The Infrastructure as a Service (IaaS) market has been on a growth trajectory for several years – and there are no signs of it slowing in the foreseeable future. In a report from i2i Research, IaaS market growth is anticipated to increase at a CAGR of 29 percent from $43.73 million in 2019 to $296.95 million in 2025.
IaaS frees businesses and organizations from the costs and limitations of on-site infrastructure, enabling them to use virtualized computer infrastructure instead. IaaS minimizes the investment companies must make in hardware – also lowering the costs associated with maintaining it. Furthermore, when new capabilities are required or a business’ needs change, IaaS scales up without investing in and implementing new physical infrastructure. Companies can also scale back resources when they’re no longer required rather than investing in hardware now but not having a need for it in the future.
In addition to IaaS’s value proposition that has helped drive adoption in the past, there are four reasons that your clients may be ready to move their infrastructure to the cloud in 2021, based on these insights from industry leaders.
The Cloud Exodus Continues
Matt Kunkel, CEO of LogicGate, explains, “Because of our pandemic-forced, digital-first work environment, businesses have been forced to compress their digital transformation timelines, producing an uptick in cloud-based investments.”
According to Synergy Research Group, corporate spending on cloud infrastructure services reached $29 billion in Q1 2020, a 37 percent increase over the same quarter last year.
Kunkel reminds managed service providers (MSPs) and value-added resellers (VARs) that companies on an accelerated digital transformation track need your knowledge and expertise to choose and implement optimal, secure solutions. “The increased demand heightens the importance of governance, risk and compliance (GRC) in 2021 and beyond,” he says.
Employees Are Still Working from Home
With the pandemic continuing as 2020 draws to a close, businesses and organizations are still enabling employees to work from home. Software as a Service (SaaS) can give remote employees access to the applications and data they need. Still, IaaS, which virtualizes all of the company’s computing resources, allows teams to share common, centrally managed resources and additional services from IaaS providers, such as patch management, monitoring and backup and disaster recovery (BDR).
“When it comes to managing distributed workforces, many businesses were forced into a trial by fire this year. Location simply isn’t as big of a factor for employees anymore. Making distributed teams work requires a foundation of processes and platforms that enable people to communicate and connect across global time zones,” says Lachlan Donald, CEO of Buildkite. “I expect asynchronous operations to be a pillar of the ‘new’ future of work.”
Aging Infrastructure Creates a Security Risk
Matt Glenn, VP of Product Management for Illumio, points out, “The older infrastructure is, the riper it is for attacks.” He says instead of launching attacks on new or emerging technologies that have been hardened with the latest cybersecurity technology, hackers will exploit outdated, unmonitored technology in the new year.
“Bad actors will focus their efforts more on older infrastructure and less on individual users,” Glenn says. “They’ll leverage a ‘minimize risk and maximize reward’ mindset, targeting manufacturing lines and supply chains in order to command a much higher return on their efforts.
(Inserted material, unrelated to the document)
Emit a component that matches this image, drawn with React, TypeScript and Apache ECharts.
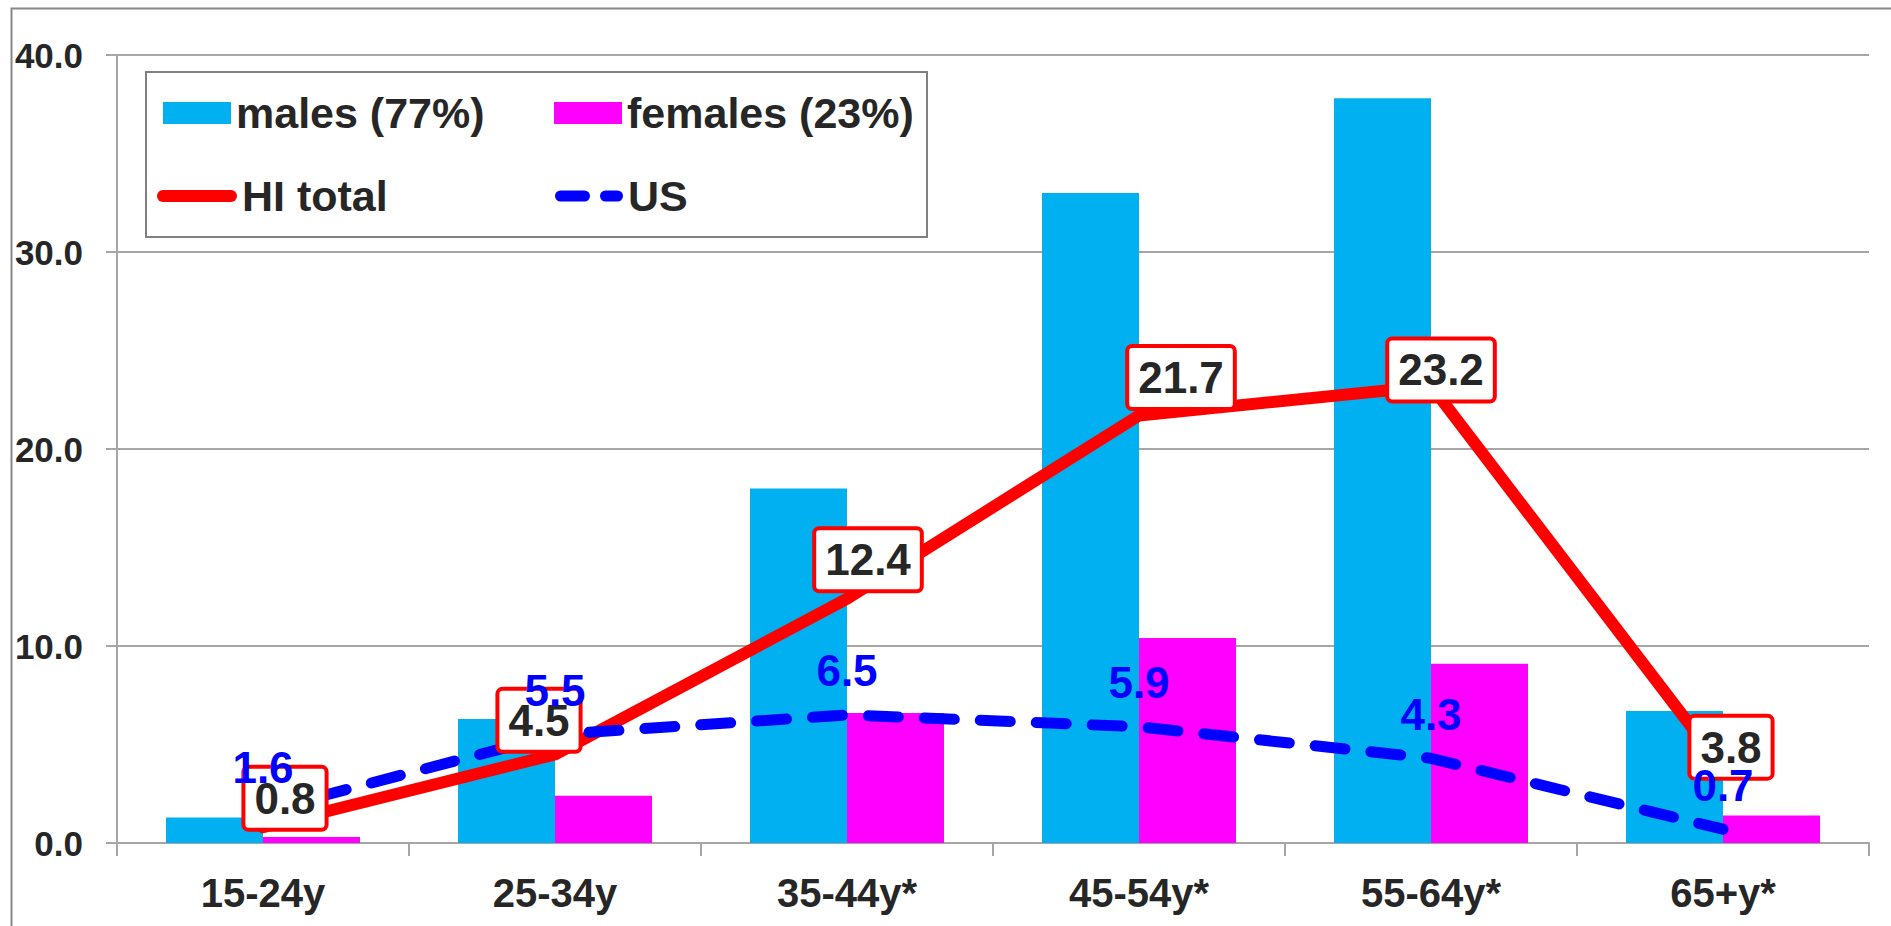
import React, { useEffect, useRef } from "react";
import * as echarts from "echarts";

const categories = ["15-24y", "25-34y", "35-44y*", "45-54y*", "55-64y*", "65+y*"];
const males = [1.3, 6.3, 18.0, 33.0, 37.8, 6.7];
const females = [0.3, 2.4, 6.6, 10.4, 9.1, 1.4];
const hiTotal = [0.8, 4.5, 12.4, 21.7, 23.2, 3.8];
const usTotal = [1.6, 5.5, 6.5, 5.9, 4.3, 0.7];
const yTicks = [0, 10, 20, 30, 40];

// label placement (layout only)
const hiLabelOffsets = [
  [22, -29],
  [-16, -34],
  [21, -39],
  [42, -38],
  [10, -16],
  [8, -21],
];

const FONT = "Liberation Sans, Arial, sans-serif";
const TEXT = "#262626";
const GRID = "#a6a6a6";

const HI_ICON = "path://M6,0 H74 A6,6 0 0 1 74,12 H6 A6,6 0 0 1 6,0 Z";
const US_ICON =
  "path://M5.5,0 H29.5 A5.5,5.5 0 0 1 29.5,11 H5.5 A5.5,5.5 0 0 1 5.5,0 Z M50.5,0 H62.5 A5.5,5.5 0 0 1 62.5,11 H50.5 A5.5,5.5 0 0 1 50.5,0 Z";

export default function App() {
  const ref = useRef<HTMLDivElement>(null);
  useEffect(() => {
    if (!ref.current) return;
    const chart = echarts.init(ref.current, undefined, { renderer: "svg" });
    const legendText = {
      fontFamily: FONT,
      fontSize: 43,
      fontWeight: "bold",
      color: TEXT,
      lineHeight: 44,
    };
    const mkLegend = (item: any, left: number, top: number, w: number, h: number) => ({
      data: [item],
      left,
      top,
      orient: "horizontal",
      padding: 0,
      itemWidth: w,
      itemHeight: h,
      selectedMode: false,
      textStyle: legendText,
    });
    chart.setOption({
      animation: false,
      backgroundColor: "#ffffff",
      grid: { left: 117, right: 22, top: 55, bottom: 83, containLabel: false },
      legend: [
        mkLegend({ name: "males (77%)", icon: "rect" }, 163, 91, 68, 22),
        mkLegend({ name: "females (23%)", icon: "rect" }, 554, 91, 68, 22),
        mkLegend({ name: "HI total", icon: HI_ICON }, 157, 174, 80, 12),
        mkLegend({ name: "US", icon: US_ICON }, 555, 174, 68, 11),
      ],
      graphic: [
        {
          type: "rect",
          left: 9,
          top: 6,
          shape: { x: 0, y: 0, width: 2000, height: 2000 },
          style: { fill: "none", stroke: "#888888", lineWidth: 2 },
          z: -1,
          silent: true,
        },
        {
          type: "rect",
          shape: { x: 146, y: 72, width: 781, height: 165 },
          style: { fill: "#ffffff", stroke: "#808080", lineWidth: 2 },
          z: 1,
          silent: true,
        },
      ],
      xAxis: {
        type: "category",
        data: categories,
        axisLine: { show: true, lineStyle: { color: GRID, width: 2 } },
        axisTick: { show: true, length: 13, lineStyle: { color: GRID, width: 2 } },
        axisLabel: {
          fontFamily: FONT,
          fontSize: 40,
          fontWeight: "bold",
          color: TEXT,
          margin: 30,
        },
      },
      yAxis: {
        type: "value",
        min: yTicks[0],
        max: yTicks[yTicks.length - 1],
        interval: 10,
        axisLine: { show: true, lineStyle: { color: GRID, width: 2 } },
        axisTick: { show: true, length: 11, lineStyle: { color: GRID, width: 2 } },
        splitLine: { show: true, lineStyle: { color: GRID, width: 2 } },
        axisLabel: {
          fontFamily: FONT,
          fontSize: 35,
          fontWeight: "bold",
          color: TEXT,
          margin: 34,
          formatter: (v: number) => v.toFixed(1),
        },
      },
      series: [
        {
          name: "males (77%)",
          type: "bar",
          data: males,
          barWidth: 97,
          barGap: "0%",
          itemStyle: { color: "#00b0f0" },
          z: 2,
        },
        {
          name: "females (23%)",
          type: "bar",
          data: females,
          barWidth: 97,
          barGap: "0%",
          itemStyle: { color: "#ff00ff" },
          z: 2,
        },
        {
          name: "HI total",
          type: "line",
          data: hiTotal,
          symbol: "none",
          itemStyle: { color: "#ff0000" },
          lineStyle: { color: "#ff0000", width: 12, cap: "round", join: "round" },
          z: 3,
        },
        {
          name: "US",
          type: "line",
          data: usTotal,
          symbol: "none",
          itemStyle: { color: "#0000ff" },
          lineStyle: {
            color: "#0000ff",
            width: 11,
            type: [30, 26],
            cap: "round",
            join: "round",
          },
          z: 3,
        },
        {
          name: "HI labels",
          type: "scatter",
          data: hiTotal.map((v, i) => ({
            value: v,
            label: { offset: hiLabelOffsets[i] },
          })),
          symbolSize: 1,
          itemStyle: { color: "rgba(0,0,0,0)", opacity: 1 },
          z: 5,
          label: {
            show: true,
            position: "inside",
            opacity: 1,
            fontFamily: FONT,
            fontSize: 44,
            fontWeight: "bold",
            color: TEXT,
            backgroundColor: "#ffffff",
            borderColor: "#ff0000",
            borderWidth: 4,
            borderRadius: 3,
            padding: [5, 9, 4, 9],
            lineHeight: 50,
            formatter: (p: any) => Number(p.value).toFixed(1),
          },
        },
        {
          name: "US labels",
          type: "scatter",
          data: usTotal,
          symbolSize: 1,
          itemStyle: { color: "rgba(0,0,0,0)", opacity: 1 },
          z: 6,
          label: {
            show: true,
            position: "inside",
            offset: [0, -44],
            opacity: 1,
            fontFamily: FONT,
            fontSize: 44,
            fontWeight: "bold",
            color: "#0000ff",
            formatter: (p: any) => Number(p.value).toFixed(1),
          },
        },
      ],
    });
    return () => chart.dispose();
  }, []);
  return (
    <div
      ref={ref}
      style={{ position: "fixed", left: 0, top: 0, width: 1891, height: 926 }}
    />
  );
}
The cost of a manufacturing plant immobilized by ransomware is so great to a company, it would make them more likely to pay the ransom – and in turn, maximize the reward to the attacker.”
Replacing outdated infrastructure – or, in the case of IaaS, cost-effectively virtualizing it – can help minimize this risk.
Businesses Can Do More on a Cloud Platform
Michael Beckely, CTO and Co-Founder of Appian, comments that cloud providers are continually introducing new capabilities to their users. “Vendors such as Google and AWS are continuing to strip the complexities out of operationalizing artificial intelligence (AI) by using low-code techniques. In 2021, the use of broadly applicable and high-value use cases like AI-enabled document processing will become widespread.
Meet the Demand
Businesses saw the urgency in 2020 to advance their digital transformation. The pandemic and economic shutdowns of 2020 showed companies the necessity of moving infrastructure to the cloud, enabling secure, remote work, and extending capabilities with virtualized infrastructure as a core. In some cases, their ability to operate depended on it.
How much progress have your clients made on their digital transformation roadmap to date, and where can IaaS and the value you add take them in 2021?